My name is Beto Dávalos, I am 21 years old and I am from Ecuador. I am a trail runner, at least, that is the word with which I usually introduce myself, although I feel that it does not pay 100% homage to everything I do. I practice andinism (mountaineering), trekking and I am also an adventure photographer, so you could say that I am a mountain lover. I started running when I was 17 years old at the insistence of my parents who were part of a local group of runners. I agreed without much desire to run… with no idea what was coming next.
While trail running had caught my attention since I was younger, I never fully devoted myself to it and practiced it sporadically and inconsistently. I could never have imagined the evolution that running has had and continues to have in my life until now. Since November 2020 I have been in the process of going from being an amateur athlete to a semi-professional athlete. My training regimen has increasingly become stricter, even influencing my other habits. Trail running went from an obscure activity to a priority in my life.
But on December 20, 2020, while getting out of bed, I noticed something strange in the soles of my feet, they felt numb and clumsy. When I started walking, the sensation moved upward, as if it was radiating towards the ankle. Dehydration, overtraining, a muscle contracture … so many things that could cause the discomfort so I didn’t give it too much thought. The next day the sensation had taken my entire foot up to my ankle, it was difficult for me to lift and I began to drag both of my feet as I tried to walk. My strength and mobility seemed to decline more every hour. It had been 48 hours since the symptoms appeared, this strange sensation had now overtaken my tibia and reached my knee.
On the third day, weakness in my legs was such that I could no longer walk or stand on my own; it was as if my legs had been disconnected from the body. Still thinking it was only my legs, I tried getting my laptop from the desktop but it slipped from my hands and I realized my arms were losing function as well. It was then I started feeling scared and decided to see my doctor. The doctor said it could be due to dehydration and low electrolytes, however before leaving he mentioned his concern of a possible case of Guillain-Barré syndrome.
Luckily for me, it didn’t progress but stopped in my quadriceps and biceps called tetraplegia (paralysis caused by illness or injury that results in the partial or total loss of use of all four limbs and torso). The syndrome probably originated from a viral or bacterial infection in the weeks after symptoms began (I had had a gastrointestinal infection the week prior). I went to the neurologist who asked me to get electromyography, an exam in which needles are inserted into my limbs sending electrical impulses through the needles to check nerve and neuronal conduction. Here the diagnosis was confirmed: I have Guillain Barré syndrome. A nightmare for anyone, especially for an athlete.

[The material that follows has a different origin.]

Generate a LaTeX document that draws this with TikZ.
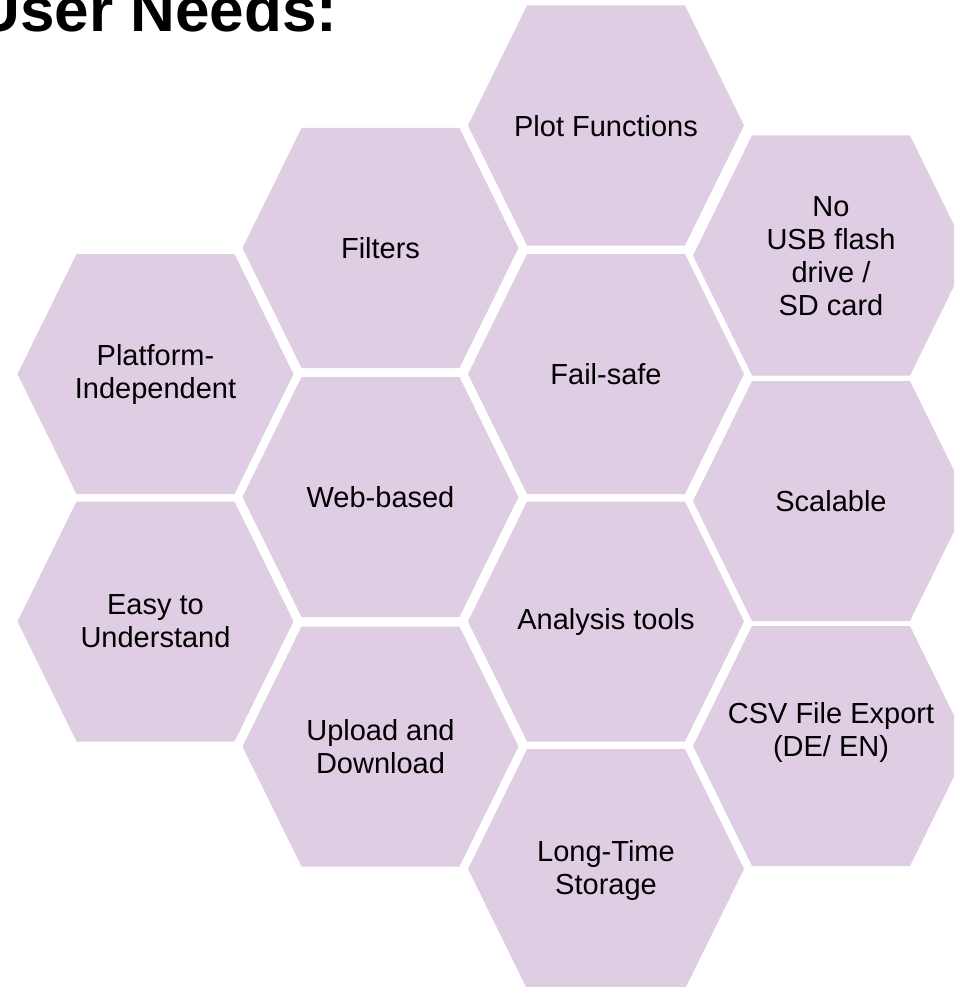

GBS marked its arrival during the peak of my fitness, I had been averaging the highest volume of weekly mileage in my life and I felt in my “prime” for the first time in years. It also came at a difficult mental moment, overwhelmed with questions of if I had what is required to take the big step to be a “pro” or if I was even good enough to achieve those aspirations. When the condition worsened leaving me in a wheelchair, all the accumulated insecurities were automatically answered with a resounding YES! Running on a mountain is what I love the most in life and I always knew the answer deep down.
In principle, not being able to move, not knowing if I can ever run again or even walk filled me with despair; however, my prognosis was good and my improvement has progressed quite quickly. Today I see this syndrome as a blessing that has granted me the deepest period of introspection and growth I have had to date. I now appreciate from the depths of my heart the simple things like walking, standing up, and moving by myself.
Without a doubt, I believe the great lesson I’ve learned is this: our goals are not a utopian and distant point on the horizon, but something tangible towards which we work every day. LIFE DOES NOT WAIT, why should our goals wait? Why keep making excuses? I had to stop walking to realize how much running means to me and how much I had been self-sabotaging by not having the courage to fight for my dreams.
I have now entered the recovery phase, recovering faster than the average patient suffering from Guillain-Barré. Later in 2021, I hope to climb Chimborazo (the highest mountain in Ecuador at 6,282 meters (20,610 ft. above sea level) and run the YCC of UTMB in August.
Lastly, I would like to thank my friends and family. They’ve kept a keen eye on me and helped to make the recovery easier and entertaining. Keep crushing it on the trails!